The new blood sugar meter would use infrared laser light directed on top of the skin to measure sugar levels in the fluid in and below skin cells.
According to study lead author, Dr. Werner Mäntele, of the Institute for Biophysics at the Johann Wolfgang Goethe-University in Frankfurt, Germany, this would open up the possibility of testing blood sugar levels without expensive test strips or painful finger pricks.
Their goal with this research, says Mäntele, is to develop a method of testing that is cheaper, easier and more reliable.
The new testing method uses what is called photoacoustic spectroscopy (PAS) to measure glucose, which is the type of sugar found in blood. In this method, a painless pulse of infrared laser light would be beamed at the skin. This light would then be absorbed by glucose molecules within the fluids inside and under the skin cells, creating a sound signature which could be measured by the device. Dr. Mäntele calls this unique sound signature “the sweet melody of glucose.” The measurement process is very fast, he says, detecting glucose in the skin fluids in a matter of seconds.
This process works in measuring blood sugar levels, he says, because skin cell glucose levels can be closely correlated with blood glucose levels. This allows the skin glucose measurement to be used as a proxy for more invasive blood sugar testing.

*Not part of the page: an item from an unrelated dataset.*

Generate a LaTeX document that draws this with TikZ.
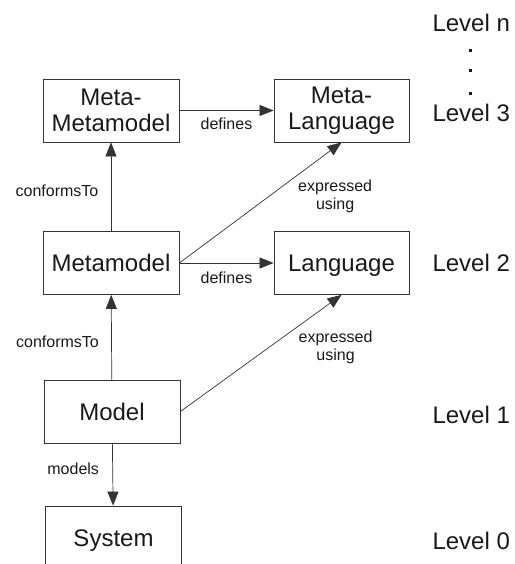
\documentclass[tikz,border=0pt]{standalone}
\usepackage{fontspec}
\setmainfont{Liberation Sans}
\usetikzlibrary{arrows.meta, positioning}

\begin{document}
\begin{tikzpicture}[
            x=1pt, y=-1pt,
            every node/.style = {text=black!90},
            box/.style   = {draw=black!80, line width=0.8pt, minimum width=136pt,
                            minimum height=63pt, align=center,
                            font=\fontsize{24}{26}\selectfont},
            single/.style = {text height=17.5pt, text depth=0pt},
            rel/.style   = {draw=black!80, line width=0.7pt,
                            -{Triangle[length=14pt, width=11pt]}},
            lbl/.style   = {font=\fontsize{16}{18}\selectfont, align=center},
            level/.style = {anchor=west, font=\fontsize{24}{26}\selectfont}
                        ]
            \useasboundingbox (0,0) rectangle (514,564);
            % boxes
            \node[box] (mmm)    at (111,110.5)   {Meta-\\Metamodel};
            \node[box, minimum width=135pt] (mlang) at (341.5,110.5) {Meta-\\Language};
            \node[box, single] (mm)     at (111,263)     {Metamodel};
            \node[box, single, minimum width=135pt] (lang)  at (341.5,263)   {Language};
            \node[box, single] (model)  at (112,411.5)   {Model};
            \node[box, single] (system) at (113.5,537.5) {System};
            % relations
            \draw[rel] (mm) -- node[lbl, pos=0.45, left=9pt] {conformsTo} (mmm);
            \draw[rel] (model) -- node[lbl, pos=0.45, left=9pt] {conformsTo} (mm);
            \draw[rel] (model) -- node[lbl, pos=0.4, left=10pt] {models} (system);
            \draw[rel] (mmm) -- node[lbl, below=4pt] {defines} (mlang);
            \draw[rel] (mm) -- node[lbl, below=5pt] {defines} (lang);
            \draw[rel] (mm.east) -- node[lbl, pos=0.55, right=26pt] {expressed\\using} (mlang.south);
            \draw[rel] (model.east) -- node[lbl, pos=0.55, right=26pt] {expressed\\using} (lang.south);
            % levels
            \node[level] (ln) at (429,23)  {Level n};
            \node[level] (l3) at (429,113) {Level 3};
            \node[level] (l2) at (429,263) {Level 2};
            \node[level] (l1) at (429,415) {Level 1};
            \node[level] (l0) at (429,541) {Level 0};
            \foreach \y in {51,71,94}
                \fill[black!90] (468.5,\y-1.5) rectangle ++(3,3);
    \end{tikzpicture}
\end{document}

The development of the no finger prick blood sugar meter has not been without problems, however. Mäntele says that previous attempts to use PAS in this manner have been hindered by distortion related to environmental conditions, such humidity, temperature and air pressure created by skin contact. But, the team of researchers say they been able to adjust the method to overcome these problems.
The technology is under development at this point and does not yet have regulatory approval for commercial use. However, the team is working closely with a company called Elte Sensoric in Germany to develop the new no finger prick blood sugar meter, and they hope to have a device about the size of a shoe box ready in about three years. And, their ultimate goal is to develop a portable meter, they say.
The new blood sugar testing method is discussed in a Review of Scientific Instruments article which was published on October 25, 2013.